RGESS : Rajiv Gandhi Equity Savings Scheme

As things stand , the RGESS or Rajiv Gandhi Equity Savings Scheme seems to be a dud. The full details of this scheme were supposed to come out in may … but with a paralized govt busy with President elections everything else including the economic perils plaguing the country, according to the Congress bosses can wait.

Rajiv Gandhi Equity Savings Scheme

  • For New Equity investors earning less than Rs10 lakh annually.
  • For investments in the top 100 stocks traded on BSE (Bombay Stock Exchange) and NSE (National Stock Exchange).
  • Churning of portfolio is not permitted during the first year.
  • Maximum investment allowed Rs 50,000.
  • Maximum Deduction U/s 80C Rs. 25,000 (50% of Rs. 50000)
  • Lock in period – 3 years
  • Possibility of announcement of a no frills demat account.
Problems faced by Small Investor
  • Over regulation, one needs to sign upto 70 times to open a trading and demat account and submit 2/3 photos, and KYC is a big hassle that is not done once per individual but for every demat form.    
  • Small investors cannot claim costs .. Travel costs , Demat Charges and Demat AMC etc which most often exceeds the dividend received on their shares. This is cheating.
  • Overcharging by NSDL / DPS which charges both an AMC ranging from 300 to 500 taxes extra. and minimum transaction charges starting from Rs 15 to 25. 
  • Cheating by some DPs who have hidden charges and make conditional promises like free demat accounts, no AMC until you make a transaction in that account etc and dont honor them. A company with a tiger logo is/used to be notorious at this.  
  • Archaic laws that force people to open multiple demat accounts to demat their old shares held with multiple joint holders.
  • Multiplicity of taxes and over taxation of delivery based trades and Double/High taxation of Share dividends(Corp tax + DDT). 
  • A small investor pays the same dividend distribution tax of 15% as say Mukesh Ambani..who has promoter perks, FIIs (including benami industrialists and politicians) investing via PNs from Mauritius dont pay any tax on STCG is it fair ?
  • Cumbersome legal procedure in case of loss of certificates or death of investors holding physical shares.

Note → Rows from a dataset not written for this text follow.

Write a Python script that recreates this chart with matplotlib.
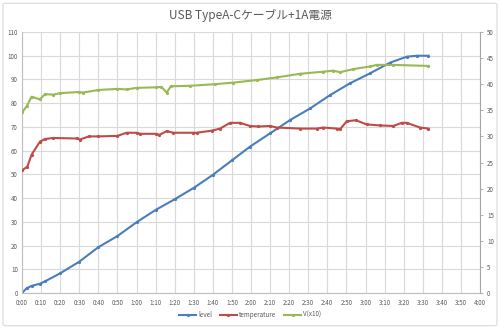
import matplotlib
matplotlib.use("Agg")
import matplotlib.pyplot as plt
from matplotlib.patches import FancyBboxPatch
from matplotlib.ticker import FuncFormatter, MultipleLocator

plt.rcParams['font.family'] = ['Noto Sans CJK JP', 'DejaVu Sans']

title = "USB TypeA-Cケーブル+1A電源"

# level (%), left axis, time in minutes
level_t = [0, 2.4, 5, 9.4, 12, 20, 30, 40, 50, 60, 70, 80, 90, 100, 110, 119.5,
           130, 140.5, 151, 161.4, 171.9, 182.4, 192.9, 201.6, 207, 213]
level_v = [0, 2.0, 3.0, 3.9, 4.9, 8.3, 13.2, 19.3, 24.0, 29.8, 35.0, 39.5, 44.3,
           49.8, 55.9, 61.7, 67.3, 72.9, 77.8, 83.4, 88.4, 92.6, 97.1, 99.6, 100, 100]

# temperature, right axis
temp_t = [0, 2.8, 5, 9.4, 12, 16.4, 28.6, 30.4, 35, 40, 50, 54.8, 60, 61.8, 70, 72,
          75.8, 79.3, 89.8, 91.5, 99.4, 103.8, 109, 114.2, 119.5, 123.7, 130, 133.5,
          145.7, 154.4, 157.9, 164.9, 166.7, 170.2, 174.9, 180.6, 187.6, 194.6, 199,
          201.6, 208.6, 213]
temp_v = [23.5, 24.2, 26.5, 29.0, 29.5, 29.7, 29.6, 29.4, 30.0, 30.0, 30.1, 30.7,
          30.7, 30.5, 30.5, 30.3, 31.0, 30.7, 30.7, 30.7, 31.1, 31.5, 32.6, 32.6,
          32.0, 31.9, 32.0, 31.7, 31.5, 31.5, 31.7, 31.5, 31.4, 32.9, 33.1, 32.3,
          32.1, 32.0, 32.6, 32.6, 31.7, 31.5]

# voltage x10, right axis
volt_t = [0, 2.5, 5, 9.4, 12, 16.4, 20, 30, 32, 40, 50, 54.8, 60, 70, 73, 75.8, 78,
          88, 101, 110.7, 123, 133.5, 145.7, 157.9, 163.1, 166.7, 173.7, 182.4,
          185.9, 194.6, 213]
volt_v = [34.6, 35.8, 37.6, 37.1, 38.1, 38.0, 38.3, 38.5, 38.4, 38.9, 39.1, 39.0,
          39.3, 39.4, 39.5, 38.4, 39.6, 39.7, 40.0, 40.3, 40.8, 41.3, 42.0, 42.4,
          42.6, 42.3, 42.9, 43.4, 43.7, 43.7, 43.5]

series_names = ["level", "temperature", "V(x10)"]
colors = ["#4A7EBB", "#BE4B48", "#98B954"]

fig = plt.figure(figsize=(5.0, 3.29), dpi=100)
fig.patch.set_facecolor("white")
border = FancyBboxPatch((0.006, 0.01), 0.988, 0.98, boxstyle="round,pad=0,rounding_size=0.005",
                        transform=fig.transFigure, facecolor="none", edgecolor="#D9D9D9", lw=0.8)
fig.patches.append(border)

ax = fig.add_axes([0.044, 0.1094, 0.916, 0.7933])
ax2 = ax.twinx()

ax.set_xlim(0, 240)
ax.set_ylim(0, 110)
ax2.set_ylim(0, 50)
ax.xaxis.set_major_locator(MultipleLocator(10))
ax.yaxis.set_major_locator(MultipleLocator(10))
ax2.yaxis.set_major_locator(MultipleLocator(5))
ax.xaxis.set_major_formatter(FuncFormatter(lambda m, p: f"{int(m // 60)}:{int(m % 60):02d}"))
ax.grid(True, color="#D9D9D9", lw=0.8)
ax.set_axisbelow(True)

lw = 1.5
ms = 1.3
l1, = ax.plot(level_t, level_v, color=colors[0], lw=lw, marker="o", ms=ms, label=series_names[0])
l2, = ax2.plot(temp_t, temp_v, color=colors[1], lw=lw, marker="o", ms=ms, label=series_names[1])
l3, = ax2.plot(volt_t, volt_v, color=colors[2], lw=lw, marker="o", ms=ms, label=series_names[2])

for a in (ax, ax2):
    for s in a.spines.values():
        s.set_visible(False)
ax.spines["left"].set_visible(True)
ax.spines["left"].set_color("#BFBFBF")
ax.spines["bottom"].set_visible(True)
ax.spines["bottom"].set_color("#BFBFBF")
ax2.spines["right"].set_visible(True)
ax2.spines["right"].set_color("#A6A6A6")

ax.tick_params(axis="both", length=0, labelsize=4.5, colors="#595959", pad=3)
ax.tick_params(axis="x", pad=4)
ax2.tick_params(axis="y", length=2, width=0.6, color="#A6A6A6", labelsize=4.5,
                labelcolor="#595959", pad=3)

fig.text(0.5, 0.952, title, ha="center", va="center", fontsize=8.5, color="#595959")

fig.legend(handles=[l1, l2, l3], labels=series_names, loc="center",
           bbox_to_anchor=(0.5, 0.043), ncol=3, frameon=False, fontsize=4.5,
           handlelength=2.8, columnspacing=1.2, handletextpad=0.3, labelcolor="#595959")

fig.savefig("out.png", dpi=100)
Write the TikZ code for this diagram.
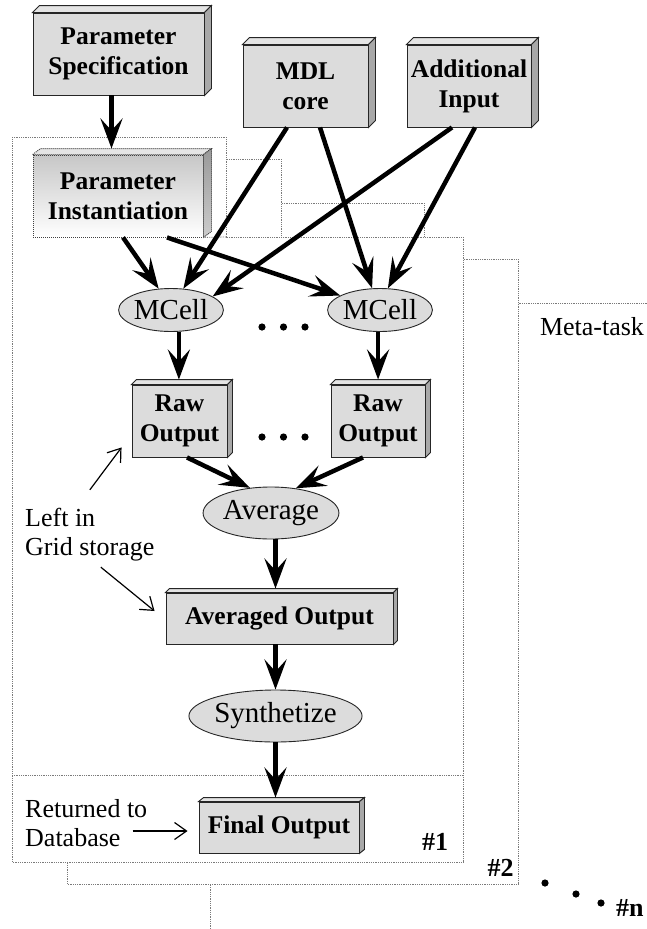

Companies insist on expensive and cumbersome formalities like surety LOA etc for paltry amt of shares. Costs sometimes exceeds the mkt value of shares. 
Flaws in Congress UPA Government thinking.
  • The scheme is poorly drafted. New Investor is undefined. There is no logic in dividing the small investor class into two parts new and old. 
  • Long term capital gains are tax free. So why will one lock in for 3 years if they can exit tax free after one year ?
  • It was people from this very govt that considered direct equity investing by Small investors risky and promoted Mutual Funds then why create this scheme ?  The top 100 stocks include likes of Unitech and DLF and RCom shares that have fallen more than 80% within a short span. Remember K10 stocks like HFCL?
  • The main problem plaguing the markets is lack of returns and falling valuations. The govt has not shown long term vision or thinking or even made minor investor friendly reform for the last 8 odd years. It has poor corporate governance standards.
  • Worse the govt populist policy means it cheats small PSU investors by unethically milking returns of PSUs like ONGC for supposed public good which is ruinous in the long term. It favors private Cos over PSUs .. eg NTPC vs Reliance Power ? saga, Coal India agreements saga and Coal-gate ?.
  • PSU Company share prices have fallen by 25 to 65% during the Congress UPA regime … notably SCI. 
  • Small investors directly or indirectly via funds invested with FIs like LIC have burnt their hands in Congress era Disinvestment.